Acuity Scores – There is a sliding fee scale for Care Coordination. Each consumer is assigned an acuity score that reflects the level of care required and the rate for this consumer. It is important to track the range of acuity scores that consumers are being assigned to ensure that your care coordinators make targeted efforts to engage consumers with the highest scores and rates.
Tracking Claims – Billing for Care Coordination is complex. Some Health Homes bill managed care organizations directly and then pay providers. This makes it challenging to track claims and anticipate payment dates, adversely effecting your ability to provide accurate financial results to your Board of Directors and other key stakeholders. To mitigate this, a provider must designate operations and financial staff to track and manage care coordination claims. In addition, providers can experience long lag times between uploading claims and receiving payments. In some instances providers have reported 120 days or more before payments were received. A provider about to launch a care coordination program must consider this factor before launching this new service line.

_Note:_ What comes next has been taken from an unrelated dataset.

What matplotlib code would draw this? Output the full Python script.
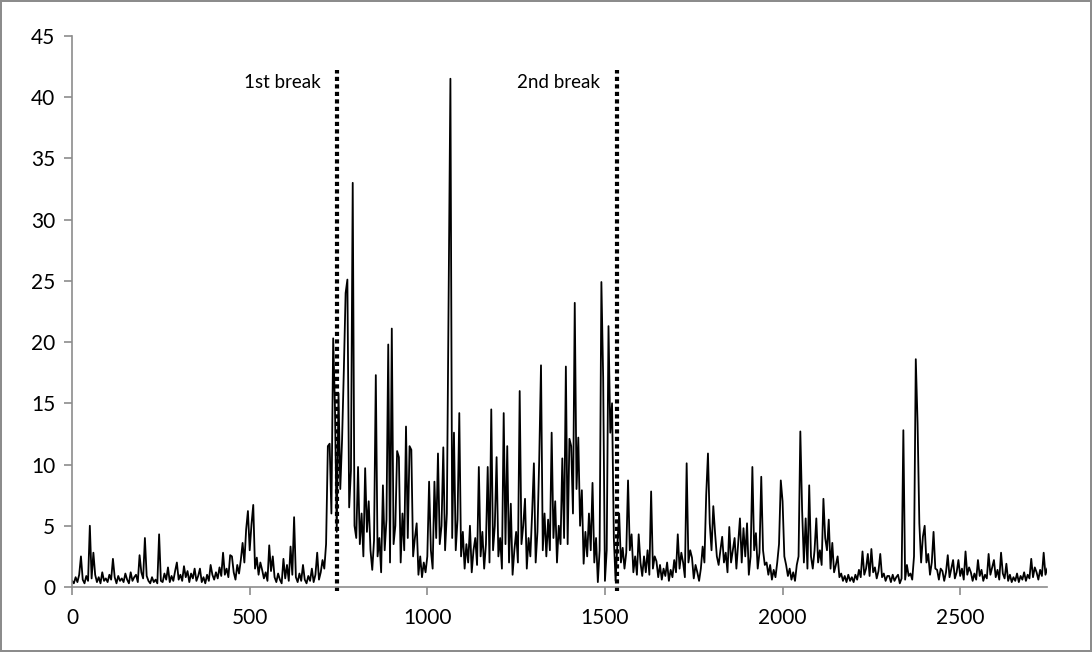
import numpy as np
import matplotlib
matplotlib.use("Agg")
import matplotlib.pyplot as plt

plt.rcParams['font.family'] = ['Lato', 'DejaVu Sans']

# sample spacing of the series (x units)
step = 5

# series values, one row per 100 x units
values = [
    0.5, 0.3, 0.8, 0.4, 1.0, 2.5, 0.6, 0.3, 0.9, 0.5, 5.0, 0.7, 2.8, 1.0, 0.4, 0.8, 0.3, 1.2, 0.5, 0.7,
    0.4, 1.0, 0.6, 2.3, 0.8, 0.3, 0.9, 0.5, 0.7, 0.4, 1.1, 0.6, 0.3, 1.2, 0.5, 0.8, 1.0, 0.4, 2.6, 1.2,
    0.7, 4.0, 0.9, 0.5, 0.3, 0.8, 0.4, 0.6, 0.3, 4.3, 0.5, 0.4, 1.1, 0.6, 1.6, 0.4, 0.9, 0.5, 1.3, 2.0,
    0.6, 1.0, 0.5, 1.7, 0.8, 1.3, 0.4, 1.1, 0.7, 1.5, 0.5, 0.9, 1.5, 0.4, 0.8, 0.3, 1.0, 0.5, 1.8, 1.0,
    0.6, 1.2, 0.7, 1.6, 0.9, 2.8, 1.0, 1.5, 0.8, 2.6, 2.5, 1.2, 0.6, 1.8, 1.1, 2.2, 3.6, 2.0, 4.7, 6.2,
    3.0, 5.1, 6.7, 1.5, 2.4, 1.0, 2.0, 1.4, 0.7, 1.2, 0.5, 3.4, 1.3, 2.5, 0.8, 0.4, 1.1, 0.6, 0.3, 2.3,
    0.7, 1.8, 0.5, 3.3, 1.0, 5.7, 0.8, 0.4, 1.1, 0.5, 1.8, 0.6, 0.3, 0.9, 0.5, 1.5, 0.4, 1.0, 2.8, 0.6,
    1.2, 2.2, 1.5, 3.5, 11.5, 11.7, 6.0, 20.3, 14.7, 4.5, 15.8, 8.0, 12.0, 17.7, 24.0, 25.1, 6.5, 9.5, 33.0, 5.0,
    4.0, 9.8, 3.5, 6.0, 2.5, 9.7, 4.5, 7.0, 3.0, 1.4, 3.8, 17.3, 2.5, 4.0, 1.2, 8.3, 3.0, 5.5, 19.8, 2.0,
    21.1, 3.5, 5.0, 11.1, 10.6, 2.0, 6.0, 3.0, 13.1, 4.0, 11.5, 11.2, 2.5, 4.0, 5.2, 1.0, 2.5, 0.8, 2.0, 1.2,
    2.5, 8.6, 3.0, 1.5, 8.6, 4.0, 10.9, 3.5, 5.0, 11.4, 3.0, 6.0, 23.4, 41.5, 4.0, 12.6, 3.0, 5.5, 14.2, 2.5,
    4.5, 1.5, 3.5, 2.0, 5.0, 1.2, 3.0, 4.0, 1.8, 9.8, 2.5, 4.5, 1.5, 3.5, 9.8, 2.0, 14.5, 3.0, 5.0, 10.6,
    2.5, 4.0, 1.5, 14.2, 3.5, 11.5, 2.0, 6.8, 1.0, 3.0, 4.5, 2.0, 16.0, 3.5, 5.0, 7.2, 1.5, 4.0, 2.5, 6.0,
    10.1, 2.0, 4.5, 10.4, 18.1, 3.0, 6.0, 2.5, 5.5, 3.0, 12.6, 4.0, 7.0, 2.0, 5.0, 3.5, 10.5, 4.0, 18.0, 3.5,
    12.1, 11.5, 6.0, 23.2, 8.0, 12.2, 5.0, 7.9, 1.9, 4.5, 2.5, 6.0, 3.0, 8.5, 2.0, 4.0, 0.4, 3.0, 24.9, 17.1,
    0.5, 3.0, 21.3, 12.6, 15.0, 4.0, 0.5, 3.5, 6.0, 2.0, 3.2, 1.5, 2.8, 8.7, 3.0, 4.3, 1.2, 2.5, 1.0, 4.3,
    2.0, 0.9, 2.5, 1.2, 3.0, 1.0, 7.8, 1.5, 2.5, 2.1, 0.8, 1.8, 0.6, 1.5, 0.9, 2.0, 0.5, 1.4, 0.8, 2.2,
    1.2, 4.3, 1.5, 2.8, 2.0, 0.8, 10.1, 2.0, 3.0, 2.4, 0.7, 1.8, 1.2, 0.5, 1.5, 3.3, 2.0, 7.5, 10.9, 5.2,
    3.0, 6.6, 4.4, 2.5, 1.8, 3.0, 4.1, 2.0, 2.8, 1.2, 4.9, 2.0, 3.0, 4.0, 1.5, 3.5, 5.6, 2.0, 4.8, 2.5,
    5.2, 1.0, 2.5, 9.8, 3.0, 4.4, 1.5, 2.8, 9.0, 3.0, 1.8, 2.0, 1.0, 1.8, 0.6, 1.4, 0.8, 2.0, 3.5, 8.7,
    7.0, 2.5, 1.8, 0.9, 1.5, 0.6, 1.2, 0.5, 1.8, 2.5, 12.7, 6.3, 2.0, 5.6, 1.5, 8.3, 2.5, 1.5, 3.0, 5.6,
    2.0, 3.0, 1.8, 7.2, 4.0, 3.0, 5.5, 1.5, 3.6, 1.2, 1.8, 2.5, 0.8, 1.1, 0.5, 0.9, 0.4, 1.0, 0.5, 0.8,
    0.4, 1.0, 0.6, 1.4, 0.8, 2.9, 1.0, 1.5, 2.7, 0.9, 3.1, 1.2, 1.6, 0.7, 1.3, 2.7, 0.8, 1.1, 0.5, 0.9,
    0.9, 0.4, 1.0, 0.5, 0.8, 1.0, 0.3, 0.7, 12.8, 0.6, 1.8, 0.9, 1.1, 0.6, 2.5, 18.6, 13.4, 5.2, 2.0, 4.1,
    5.0, 2.0, 2.7, 1.0, 2.0, 4.5, 1.5, 1.4, 0.6, 1.5, 1.3, 0.5, 1.2, 2.6, 0.8, 1.5, 2.2, 0.7, 1.2, 2.2,
    0.9, 1.5, 0.6, 2.9, 1.0, 1.6, 1.2, 0.5, 1.1, 0.6, 2.2, 0.9, 1.4, 0.5, 1.0, 0.7, 2.7, 1.0, 1.6, 2.2,
    0.8, 1.4, 0.6, 2.8, 1.1, 0.7, 1.9, 0.5, 1.0, 0.4, 0.8, 0.5, 1.1, 0.4, 0.9, 0.6, 1.2, 0.5, 1.0, 0.7,
    2.3, 0.8, 1.6, 1.2, 0.6, 1.4, 0.9, 2.8, 1.0, 1.5,
]
x_vals = np.arange(len(values)) * step

# structural breaks
break_x = [745, 1533]
break_labels = ["1st break", "2nd break"]

x_ticks = [0, 500, 1000, 1500, 2000, 2500]
y_ticks = [0, 5, 10, 15, 20, 25, 30, 35, 40, 45]

fig = plt.figure(figsize=(10.92, 6.52), dpi=100)
fig.patch.set_edgecolor('#8c8c8c')
fig.patch.set_linewidth(1.5)
ax = fig.add_axes([0.066, 0.0997, 0.893, 0.8453])

ax.plot(x_vals, values, color='black', linewidth=1.3)

for bx, lab in zip(break_x, break_labels):
    ax.plot([bx, bx], [-0.3, 42.2], color='black', linewidth=3.0,
            linestyle=(0, (1, 0.8)), dash_capstyle='butt', clip_on=False)
    ax.text(bx - 46, 41.2, lab, ha='right', va='center', fontsize=13.5)

ax.set_xlim(0, 2745)
ax.set_ylim(0, 45)
ax.set_xticks(x_ticks)
ax.set_yticks(y_ticks)

for s in ['top', 'right']:
    ax.spines[s].set_visible(False)
for s in ['left', 'bottom']:
    ax.spines[s].set_color('#8c8c8c')
    ax.spines[s].set_linewidth(1.2)
ax.tick_params(axis='both', colors='#8c8c8c', length=6, width=1.2,
               labelsize=15, labelcolor='black')
ax.tick_params(axis='x', pad=9)
ax.tick_params(axis='y', pad=6)

fig.savefig("out.png", dpi=100, edgecolor=fig.get_edgecolor())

Assessing Financial Results – In order to ensure that you are achieving your care coordination financial plan, it is imperative that you track your results. This entails monitoring the number of monthly referrals received, quality of the referrals, outreach and engagement rates, acuity scores, and claims denial rates. Also, the caseloads of each care coordinator and their billable units of service should also be tracked on a monthly basis to establish accountability and reward high-performing staff. If it is determined that you are not achieving the financial results anticipated, it is important to identify the source of the problem and correct it as quickly as possible before deficits develop.